**EXERCISE DESCRIPTION**. Write out the material again exactly, please, and omit the pictures.

**SUPPLIED DATA**.
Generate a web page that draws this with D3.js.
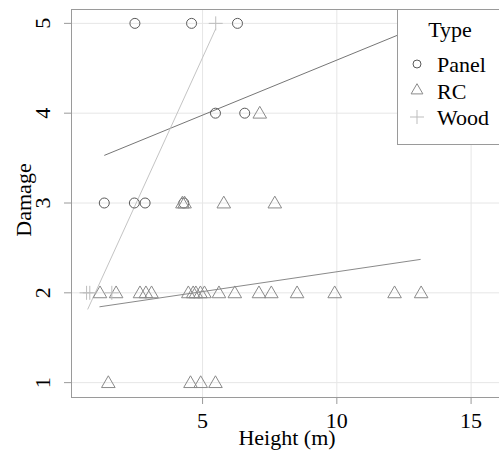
<!DOCTYPE html>
<html>
  <head>
    <meta charset="utf-8">
    <script src="https://d3js.org/d3.v7.min.js"></script>
    <style>
      body { margin: 0; background: #fff; }
    </style>
  </head>
  <body>
    <div id="chart"></div>

    <script>

        // values
        let types    = ['Panel', 'RC', 'Wood'],
            xTicks   = [5, 10, 15],
            yTicks   = [1, 2, 3, 4, 5],

            panelX   = [2.48, 4.59, 6.30, 5.48, 6.57, 1.34, 2.46, 2.86, 4.30],
            panelY   = [5, 5, 5, 4, 4, 3, 3, 3, 3],

            rcX      = [7.13, 4.25, 4.33, 5.79, 7.69,
                        1.18, 1.78, 2.67, 2.89, 3.10, 4.47, 4.65, 4.75, 4.92, 5.07, 5.61, 6.20,
                        7.10, 7.56, 8.52, 9.92, 12.15, 13.14,
                        1.49, 4.55, 4.93, 5.48],
            rcY      = [4, 3, 3, 3, 3,
                        2, 2, 2, 2, 2, 2, 2, 2, 2, 2, 2, 2,
                        2, 2, 2, 2, 2, 2,
                        1, 1, 1, 1],

            woodX    = [0.68, 0.80, 1.62, 5.49],
            woodY    = [2, 2, 2, 5],

            // fitted lines per type: [x0, y0, x1, y1]
            fitPanel = [1.34, 3.53, 13.5, 5.02],
            fitRC    = [1.16, 1.844, 13.12, 2.372],
            fitWood  = [0.72, 1.815, 5.49, 4.94];

        let width  = 499,
            height = 452,
            pLeft = 71, pRight = 506, pTop = 9, pBottom = 397,
            font = '"Liberation Serif"';

        let styles = {
            Panel: { pt: '#5a5a5a', line: '#767676' },
            RC:    { pt: '#8a8a8a', line: '#8a8a8a' },
            Wood:  { pt: '#bdbdbd', line: '#c4c4c4' }
        };

        let svg = d3.select('#chart').append('svg')
            .attr('width', width)
            .attr('height', height)
            .style('display', 'block');

        // every label goes through here so the serif font sticks
        function label(sel) {
            return sel.append('text')
                .attr('font-family', font)
                .attr('font-size', 22)
                .attr('fill', '#000');
        }

        let x = d3.scaleLinear().domain([0.1, 16.3]).range([pLeft, pRight]),
            y = d3.scaleLinear().domain([0.84, 5.16]).range([pBottom, pTop]);

        // grid
        svg.append('g').selectAll('line').data(xTicks).enter().append('line')
            .attr('x1', d => x(d)).attr('x2', d => x(d))
            .attr('y1', pTop).attr('y2', pBottom)
            .attr('stroke', '#e6e6e6');
        svg.append('g').selectAll('line').data(yTicks).enter().append('line')
            .attr('x1', pLeft).attr('x2', pRight)
            .attr('y1', d => y(d)).attr('y2', d => y(d))
            .attr('stroke', '#e6e6e6');

        // fit lines
        let fits = [['Panel', fitPanel], ['RC', fitRC], ['Wood', fitWood]];
        svg.append('g').selectAll('line').data(fits).enter().append('line')
            .attr('x1', d => x(d[1][0])).attr('y1', d => y(d[1][1]))
            .attr('x2', d => x(d[1][2])).attr('y2', d => y(d[1][3]))
            .attr('stroke', d => styles[d[0]].line)
            .attr('stroke-width', 1);

        let zip = (xs, ys) => xs.map((v, i) => ({ x: v, y: ys[i] }));

        let triangle = d3.symbol().type(d3.symbolTriangle).size(80),
            plus     = 'M-7,0H7M0,-7V7';

        // points
        svg.append('g').selectAll('circle').data(zip(panelX, panelY)).enter().append('circle')
            .attr('cx', d => x(d.x)).attr('cy', d => y(d.y)).attr('r', 5)
            .attr('fill', 'none').attr('stroke', styles.Panel.pt);

        svg.append('g').selectAll('path').data(zip(rcX, rcY)).enter().append('path')
            .attr('d', triangle)
            .attr('transform', d => `translate(${x(d.x)},${y(d.y) + 1})`)
            .attr('fill', 'none').attr('stroke', styles.RC.pt);

        svg.append('g').selectAll('path').data(zip(woodX, woodY)).enter().append('path')
            .attr('d', plus)
            .attr('transform', d => `translate(${x(d.x)},${y(d.y)})`)
            .attr('fill', 'none').attr('stroke', styles.Wood.pt);

        // frame
        svg.append('rect')
            .attr('x', pLeft + 0.5).attr('y', pTop + 0.5)
            .attr('width', pRight - pLeft).attr('height', pBottom - pTop)
            .attr('fill', 'none').attr('stroke', '#9a9a9a');

        // axes
        let xAxis = svg.append('g');
        xAxis.selectAll('line').data(xTicks).enter().append('line')
            .attr('x1', d => x(d)).attr('x2', d => x(d))
            .attr('y1', pBottom).attr('y2', pBottom + 7)
            .attr('stroke', '#9a9a9a');
        xTicks.forEach(t => {
            label(xAxis)
                .attr('x', x(t)).attr('y', 428)
                .attr('text-anchor', 'middle')
                .text(t);
        });

        let yAxis = svg.append('g');
        yAxis.selectAll('line').data(yTicks).enter().append('line')
            .attr('x1', pLeft - 7).attr('x2', pLeft)
            .attr('y1', d => y(d)).attr('y2', d => y(d))
            .attr('stroke', '#9a9a9a');
        yTicks.forEach(t => {
            label(yAxis)
                .attr('transform', `translate(50,${y(t)}) rotate(-90)`)
                .attr('text-anchor', 'middle')
                .text(t);
        });

        label(svg)
            .attr('x', 287).attr('y', 445)
            .attr('text-anchor', 'middle')
            .text('Height (m)');

        label(svg)
            .attr('transform', 'translate(31,200) rotate(-90)')
            .attr('text-anchor', 'middle')
            .text('Damage');

        // legend
        let lg = svg.append('g');
        lg.append('rect')
            .attr('x', 397.5).attr('y', pTop + 0.5)
            .attr('width', 130).attr('height', 135)
            .attr('fill', '#fff').attr('stroke', '#9a9a9a');
        label(lg)
            .attr('x', 450).attr('y', 37)
            .attr('text-anchor', 'middle')
            .text('Type');

        types.forEach((t, i) => {
            let row = lg.append('g')
                .attr('transform', `translate(417,${64 + i * 26.5})`);
            label(row).attr('x', 20).attr('y', 8).text(t);
            if (t === 'Panel')
                row.append('circle')
                    .attr('r', 4).attr('fill', 'none').attr('stroke', styles.Panel.pt);
            if (t === 'RC')
                row.append('path')
                    .attr('d', d3.symbol().type(d3.symbolTriangle).size(60))
                    .attr('fill', 'none').attr('stroke', styles.RC.pt);
            if (t === 'Wood')
                row.append('path')
                    .attr('d', plus)
                    .attr('fill', 'none').attr('stroke', styles.Wood.pt);
        });

    </script>
  </body>
</html>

**FINISHED TASK**.
Generate a web page that draws this with D3.js.
<!DOCTYPE html>
<html>
  <head>
    <meta charset="utf-8">
    <script src="https://d3js.org/d3.v7.min.js"></script>
    <style>
      body { margin: 0; background: #fff; }
    </style>
  </head>
  <body>
    <div id="chart"></div>

    <script>

        // values
        let types    = ['Panel', 'RC', 'Wood'],
            xTicks   = [5, 10, 15],
            yTicks   = [1, 2, 3, 4, 5],

            panelX   = [2.48, 4.59, 6.30, 5.48, 6.57, 1.34, 2.46, 2.86, 4.30],
            panelY   = [5, 5, 5, 4, 4, 3, 3, 3, 3],

            rcX      = [7.13, 4.25, 4.33, 5.79, 7.69,
                        1.18, 1.78, 2.67, 2.89, 3.10, 4.47, 4.65, 4.75, 4.92, 5.07, 5.61, 6.20,
                        7.10, 7.56, 8.52, 9.92, 12.15, 13.14,
                        1.49, 4.55, 4.93, 5.48],
            rcY      = [4, 3, 3, 3, 3,
                        2, 2, 2, 2, 2, 2, 2, 2, 2, 2, 2, 2,
                        2, 2, 2, 2, 2, 2,
                        1, 1, 1, 1],

            woodX    = [0.68, 0.80, 1.62, 5.49],
            woodY    = [2, 2, 2, 5],

            // fitted lines per type: [x0, y0, x1, y1]
            fitPanel = [1.34, 3.53, 13.5, 5.02],
            fitRC    = [1.16, 1.844, 13.12, 2.372],
            fitWood  = [0.72, 1.815, 5.49, 4.94];

        let width  = 499,
            height = 452,
            pLeft = 71, pRight = 506, pTop = 9, pBottom = 397,
            font = '"Liberation Serif"';

        let styles = {
            Panel: { pt: '#5a5a5a', line: '#767676' },
            RC:    { pt: '#8a8a8a', line: '#8a8a8a' },
            Wood:  { pt: '#bdbdbd', line: '#c4c4c4' }
        };

        let svg = d3.select('#chart').append('svg')
            .attr('width', width)
            .attr('height', height)
            .style('display', 'block');

        // every label goes through here so the serif font sticks
        function label(sel) {
            return sel.append('text')
                .attr('font-family', font)
                .attr('font-size', 22)
                .attr('fill', '#000');
        }

        let x = d3.scaleLinear().domain([0.1, 16.3]).range([pLeft, pRight]),
            y = d3.scaleLinear().domain([0.84, 5.16]).range([pBottom, pTop]);

        // grid
        svg.append('g').selectAll('line').data(xTicks).enter().append('line')
            .attr('x1', d => x(d)).attr('x2', d => x(d))
            .attr('y1', pTop).attr('y2', pBottom)
            .attr('stroke', '#e6e6e6');
        svg.append('g').selectAll('line').data(yTicks).enter().append('line')
            .attr('x1', pLeft).attr('x2', pRight)
            .attr('y1', d => y(d)).attr('y2', d => y(d))
            .attr('stroke', '#e6e6e6');

        // fit lines
        let fits = [['Panel', fitPanel], ['RC', fitRC], ['Wood', fitWood]];
        svg.append('g').selectAll('line').data(fits).enter().append('line')
            .attr('x1', d => x(d[1][0])).attr('y1', d => y(d[1][1]))
            .attr('x2', d => x(d[1][2])).attr('y2', d => y(d[1][3]))
            .attr('stroke', d => styles[d[0]].line)
            .attr('stroke-width', 1);

        let zip = (xs, ys) => xs.map((v, i) => ({ x: v, y: ys[i] }));

        let triangle = d3.symbol().type(d3.symbolTriangle).size(80),
            plus     = 'M-7,0H7M0,-7V7';

        // points
        svg.append('g').selectAll('circle').data(zip(panelX, panelY)).enter().append('circle')
            .attr('cx', d => x(d.x)).attr('cy', d => y(d.y)).attr('r', 5)
            .attr('fill', 'none').attr('stroke', styles.Panel.pt);

        svg.append('g').selectAll('path').data(zip(rcX, rcY)).enter().append('path')
            .attr('d', triangle)
            .attr('transform', d => `translate(${x(d.x)},${y(d.y) + 1})`)
            .attr('fill', 'none').attr('stroke', styles.RC.pt);

        svg.append('g').selectAll('path').data(zip(woodX, woodY)).enter().append('path')
            .attr('d', plus)
            .attr('transform', d => `translate(${x(d.x)},${y(d.y)})`)
            .attr('fill', 'none').attr('stroke', styles.Wood.pt);

        // frame
        svg.append('rect')
            .attr('x', pLeft + 0.5).attr('y', pTop + 0.5)
            .attr('width', pRight - pLeft).attr('height', pBottom - pTop)
            .attr('fill', 'none').attr('stroke', '#9a9a9a');

        // axes
        let xAxis = svg.append('g');
        xAxis.selectAll('line').data(xTicks).enter().append('line')
            .attr('x1', d => x(d)).attr('x2', d => x(d))
            .attr('y1', pBottom).attr('y2', pBottom + 7)
            .attr('stroke', '#9a9a9a');
        xTicks.forEach(t => {
            label(xAxis)
                .attr('x', x(t)).attr('y', 428)
                .attr('text-anchor', 'middle')
                .text(t);
        });

        let yAxis = svg.append('g');
        yAxis.selectAll('line').data(yTicks).enter().append('line')
            .attr('x1', pLeft - 7).attr('x2', pLeft)
            .attr('y1', d => y(d)).attr('y2', d => y(d))
            .attr('stroke', '#9a9a9a');
        yTicks.forEach(t => {
            label(yAxis)
                .attr('transform', `translate(50,${y(t)}) rotate(-90)`)
                .attr('text-anchor', 'middle')
                .text(t);
        });

        label(svg)
            .attr('x', 287).attr('y', 445)
            .attr('text-anchor', 'middle')
            .text('Height (m)');

        label(svg)
            .attr('transform', 'translate(31,200) rotate(-90)')
            .attr('text-anchor', 'middle')
            .text('Damage');

        // legend
        let lg = svg.append('g');
        lg.append('rect')
            .attr('x', 397.5).attr('y', pTop + 0.5)
            .attr('width', 130).attr('height', 135)
            .attr('fill', '#fff').attr('stroke', '#9a9a9a');
        label(lg)
            .attr('x', 450).attr('y', 37)
            .attr('text-anchor', 'middle')
            .text('Type');

        types.forEach((t, i) => {
            let row = lg.append('g')
                .attr('transform', `translate(417,${64 + i * 26.5})`);
            label(row).attr('x', 20).attr('y', 8).text(t);
            if (t === 'Panel')
                row.append('circle')
                    .attr('r', 4).attr('fill', 'none').attr('stroke', styles.Panel.pt);
            if (t === 'RC')
                row.append('path')
                    .attr('d', d3.symbol().type(d3.symbolTriangle).size(60))
                    .attr('fill', 'none').attr('stroke', styles.RC.pt);
            if (t === 'Wood')
                row.append('path')
                    .attr('d', plus)
                    .attr('fill', 'none').attr('stroke', styles.Wood.pt);
        });

    </script>
  </body>
</html>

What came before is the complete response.